The Department of Transportation’s Federal Highway Administration dropped some references to “climate change” and “greenhouse gases.” The definition of "sustainable transportation" shifted from helping “reduce greenhouse gas pollution and improve resilience to climate change impacts” to helping “enhance sustainability, improve resilience, and reduce energy use and emissions on our highway system.”

But Climate.gov and CLEANet.org have been safe from that type of politically-tinged revision, at least in part because they’re administered largely by the National Oceanic and Atmospheric Administration. Though news outlets reported in June that NOAA’s interim leader proposed eliminating the word “climate” from the agency’s mission, the action was quickly reversed. The agency is viewed as being in the control of nonpartisan career employees, said Halpern, of the Union of Concerned Scientists. And Barry Myers, Trump’s nominee to permanently lead the science agency, acknowledged during a confirmation hearing last year that humans are the primary driver of recent global warming.

Trump hasn’t publicly given his position on the topic since taking office, but he last year withdrew the U.S. from the Paris climate accord, designed to rein in greenhouse gasses. And, before taking office, he called the concept of human-caused warming “a con job” and a “hoax.” Many of his appointees, including the EPA’s Pruitt, have expressed skepticism about mainstream climate science, particularly the idea that humans are the main force driving epochal changes.

That has not stopped all federal support for the scientific norm. CLEANet.org has received $2.7 million in grants, mostly from the taxpayer-funded National Science Foundation. That’s just a small slice of the $110 million that the foundation, NOAA and NASA have spent since 2009 on about 125 climate-change education projects, said Frank Niepold, climate education coordinator for NOAA.

The importance of teaching teachers

An array of science and education advocates say that teachers are sorely in need of outlets that provide sound information about climate change.

Most teachers now in classrooms learned little or nothing about global warming when they were in school.
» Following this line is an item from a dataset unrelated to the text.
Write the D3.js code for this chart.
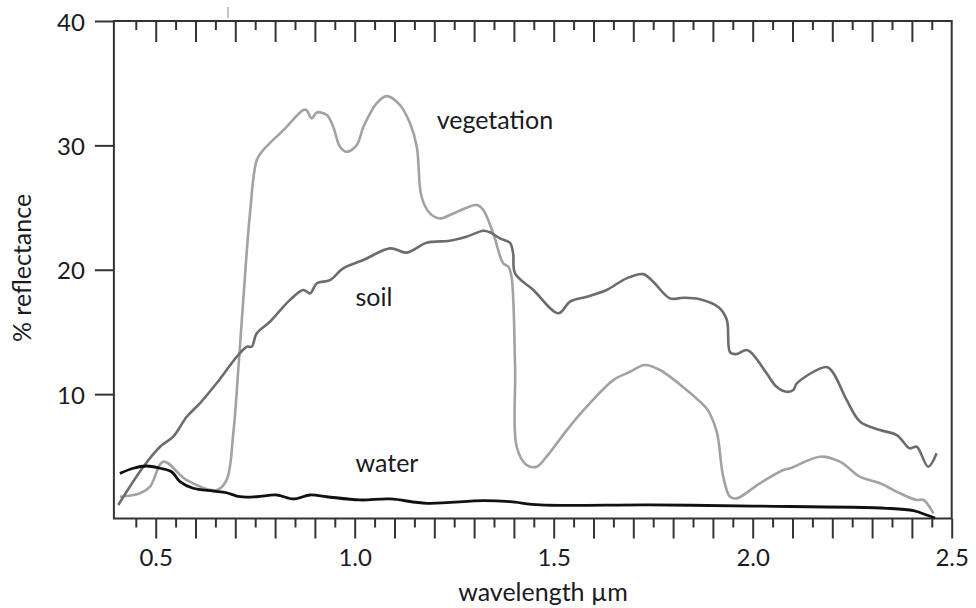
<!DOCTYPE html>
<html>
<head>
<meta charset="utf-8">
<script src="https://cdn.jsdelivr.net/npm/d3@7"></script>
<style>
html,body{margin:0;padding:0;background:#fff;}
svg{display:block;}
text{font-family:Lato,"Open Sans",sans-serif;fill:#1a1a24;}
</style>
</head>
<body>
<svg id="chart" width="976" height="608"></svg>
<script>
// wavelength (µm) and % reflectance
const vegetationWl = [0.410,0.461,0.486,0.519,0.578,0.653,0.678,0.695,0.708,0.720,0.737,0.754,0.770,0.821,0.871,0.879,0.892,0.905,0.930,0.946,0.963,0.980,1.005,1.022,1.055,1.080,1.114,1.139,1.156,1.168,1.189,1.214,1.248,1.307,1.323,1.348,1.373,1.386,1.394,1.403,1.407,1.432,1.457,1.482,1.533,1.583,1.650,1.692,1.729,1.767,1.834,1.884,1.892,1.910,1.926,1.943,1.960,2.018,2.077,2.094,2.169,2.219,2.269,2.320,2.370,2.412,2.429,2.454];
const vegetationR  = [1.75,2.03,2.56,4.57,3.09,2.29,3.09,6.87,12.2,17.56,24.56,28.82,29.62,31.23,32.84,32.84,32.17,32.65,32.44,31.50,29.89,29.49,30.02,31.50,33.38,33.96,33.24,31.77,29.89,25.87,24.53,24.13,24.53,25.20,24.80,22.93,20.52,20.24,19.44,12.20,5.77,4.30,4.16,4.97,7.11,8.99,11.13,11.80,12.34,11.94,10.33,8.86,8.46,6.95,3.36,1.75,1.62,2.83,3.90,4.04,4.97,4.57,3.36,2.83,2.03,1.49,1.49,0.42];

const soilWl = [0.406,0.469,0.511,0.544,0.578,0.611,0.653,0.704,0.729,0.741,0.754,0.787,0.837,0.871,0.888,0.905,0.938,0.971,1.022,1.089,1.131,1.181,1.239,1.281,1.323,1.340,1.365,1.390,1.398,1.403,1.449,1.512,1.541,1.583,1.633,1.683,1.725,1.750,1.792,1.826,1.865,1.915,1.935,1.943,1.958,1.985,2.002,2.035,2.060,2.085,2.102,2.111,2.186,2.203,2.236,2.270,2.320,2.362,2.395,2.412,2.441,2.462];
const soilR  = [1.09,4.16,5.77,6.58,8.18,9.26,10.87,13.01,13.81,13.81,14.89,15.82,17.56,18.37,18.10,18.91,19.17,20.11,20.78,21.72,21.38,22.17,22.33,22.65,23.14,23.01,22.52,22.17,21.32,19.71,18.37,16.50,17.43,17.83,18.37,19.31,19.65,19.04,17.70,17.75,17.64,16.96,15.96,13.38,13.22,13.55,13.14,11.67,10.59,10.19,10.33,10.87,12.18,11.67,9.53,7.78,7.11,6.71,5.64,5.77,4.16,5.24];

const waterWl = [0.410,0.444,0.477,0.511,0.540,0.561,0.594,0.645,0.678,0.712,0.754,0.804,0.846,0.888,0.930,1.013,1.089,1.181,1.323,1.390,1.466,1.742,2.002,2.337,2.404,2.437,2.458];
const waterR  = [3.63,4.04,4.22,4.04,3.76,2.96,2.43,2.21,2.07,1.75,1.75,1.89,1.57,1.89,1.75,1.49,1.57,1.22,1.43,1.35,1.09,1.09,1.00,0.82,0.63,0.28,0.04];

const xMajorTicks = [0.5,0.6,0.7,0.8,0.9,1.0,1.1,1.2,1.3,1.4,1.5,1.6,1.7,1.8,1.9,2.0,2.1,2.2,2.3,2.4,2.5];
const xMinorTicks = [0.45,0.55,0.65,0.75,0.85,0.95,1.05,1.15,1.25,1.35,1.45,1.55,1.65,1.75,1.85,1.95,2.05,2.15,2.25,2.35,2.45];
const xLabelTicks = [0.5,1.0,1.5,2.0,2.5];
const yTicks = [10,20,30,40];

const labels = [
  {text:"vegetation", wl:1.206, r:31.3},
  {text:"soil", wl:1.002, r:17.1},
  {text:"water", wl:1.002, r:3.7}
];

const svg = d3.select("#chart");
const x = d3.scaleLinear().domain([0.395, 2.5]).range([113.9, 951.7]);
const y = d3.scaleLinear().domain([0, 40]).range([518.5, 21]);

const axisColor = "#333";

// bottom axis: major and minor ticks
const gB1 = svg.append("g").attr("transform", `translate(0,${y(0)})`)
  .call(d3.axisBottom(x).tickValues(xMajorTicks).tickSize(20).tickSizeOuter(0)
    .tickFormat(d => xLabelTicks.some(v => Math.abs(v - d) < 1e-9) ? d3.format(".1f")(d) : ""));
const gB2 = svg.append("g").attr("transform", `translate(0,${y(0)})`)
  .call(d3.axisBottom(x).tickValues(xMinorTicks).tickSize(9).tickSizeOuter(0).tickFormat(""));
// top axis: ticks pointing inward
const gT1 = svg.append("g").attr("transform", `translate(0,${y(40)})`)
  .call(d3.axisTop(x).tickValues(xMajorTicks.filter(d => d < 2.45)).tickSize(-21).tickSizeOuter(0).tickFormat(""));
const gT2 = svg.append("g").attr("transform", `translate(0,${y(40)})`)
  .call(d3.axisTop(x).tickValues(xMinorTicks).tickSize(-9).tickSizeOuter(0).tickFormat(""));
// left axis
const gL = svg.append("g").attr("transform", `translate(${x(0.395)},0)`)
  .call(d3.axisLeft(y).tickValues(yTicks).tickSize(19).tickSizeOuter(0).tickPadding(10));

[gB1,gB2,gT1,gT2,gL].forEach(g => {
  g.select(".domain").remove();
  g.selectAll(".tick line").attr("stroke", axisColor).attr("stroke-width", 2);
  g.selectAll(".tick text").style("font-size", "24px").style("font-family", "Lato, sans-serif").attr("fill", "#1a1a24");
});
gB1.selectAll(".tick text").attr("dy", "1.02em");
gL.selectAll(".tick text").attr("dy", "0.38em");

// frame
svg.append("rect")
  .attr("x", x(0.395)).attr("y", y(40))
  .attr("width", x(2.5) - x(0.395)).attr("height", y(0) - y(40))
  .attr("fill", "none").attr("stroke", axisColor).attr("stroke-width", 2);

// small gray mark above the frame
svg.append("line").attr("x1", 228).attr("x2", 228).attr("y1", 7).attr("y2", 18)
  .attr("stroke", "#c4c4c4").attr("stroke-width", 2);

const line = d3.line().x(d => x(d[0])).y(d => y(d[1])).curve(d3.curveCatmullRom.alpha(0.5));
const zip = (a, b) => a.map((v, i) => [v, b[i]]);

svg.append("path").datum(zip(vegetationWl, vegetationR))
  .attr("d", line).attr("fill", "none").attr("stroke", "#a2a2a2").attr("stroke-width", 2.6).attr("stroke-linejoin", "round");
svg.append("path").datum(zip(soilWl, soilR))
  .attr("d", line).attr("fill", "none").attr("stroke", "#6c6c6c").attr("stroke-width", 2.6).attr("stroke-linejoin", "round");
svg.append("path").datum(zip(waterWl, waterR))
  .attr("d", line).attr("fill", "none").attr("stroke", "#111").attr("stroke-width", 2.8).attr("stroke-linejoin", "round");

svg.selectAll(".lbl").data(labels).enter().append("text")
  .attr("class", "lbl")
  .attr("x", d => x(d.wl)).attr("y", d => y(d.r))
  .style("font-size", "25px")
  .text(d => d.text);

svg.append("text").attr("x", 543).attr("y", 601).attr("text-anchor", "middle")
  .style("font-size", "25px").text("wavelength µm");
svg.append("text").attr("transform", "translate(31,268) rotate(-90)").attr("text-anchor", "middle")
  .style("font-size", "25px").text("% reflectance");
</script>
</body>
</html>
But they are responsible for presenting students with up-to-date science materials, including on Earth’s climate. Lessons about the underlying science of warming, and the changes that have been wrought, should occupy about 30 percent of science and engineering class time in middle and high schools, based on the latest national standards, Niepold said.

That’s where CLEANet.org and Climate.gov come in. Teachers turn to CLEANet.org to search for lessons, broken out by grade level, subject, class activity and specific national science standards. A search of “biodiversity,” for instance, turns up materials including “Coral Reefs in Hot Water,” and “Arctic Tundra May Contribute to Warmer World.”

Scott Boylen, a middle school teacher in northeast Iowa, called the resources “fact based and well researched.” He likes the way CLEANet.org provides charts that track carbon dioxide and temperature increases in unison. “It makes a clear point that students understand,” Boylen said.

Kelley Le, who coaches educators in a Los Angeles-area district, said the government-backed sites give teachers solid information that can help them combat climate science deniers. “Without good, sound information, I feel like teachers are susceptible to false information and they are not able to push back enough,” said Le, who is finishing doctoral studies at UCLA on how to improve global warming education.

The operators of the websites had no criticism of other government sites that had climate information altered or removed. But they said they thought Climate.gov and CLEANet.org staved off attacks, at least in part, because of their rigorous approach to their subject. Roughly 30,000 resources — like data sets, charts and lesson outlines — have been reviewed for posting on the two sites, but only 700 have been deemed appropriate, Niepold said.

“You really have to raise the bar on quality very high. You just can’t make a mistake,” said Niepold, noting that every entry on the sites has been vetted by both teachers and independent scientists. “We just have to have impeccable work.”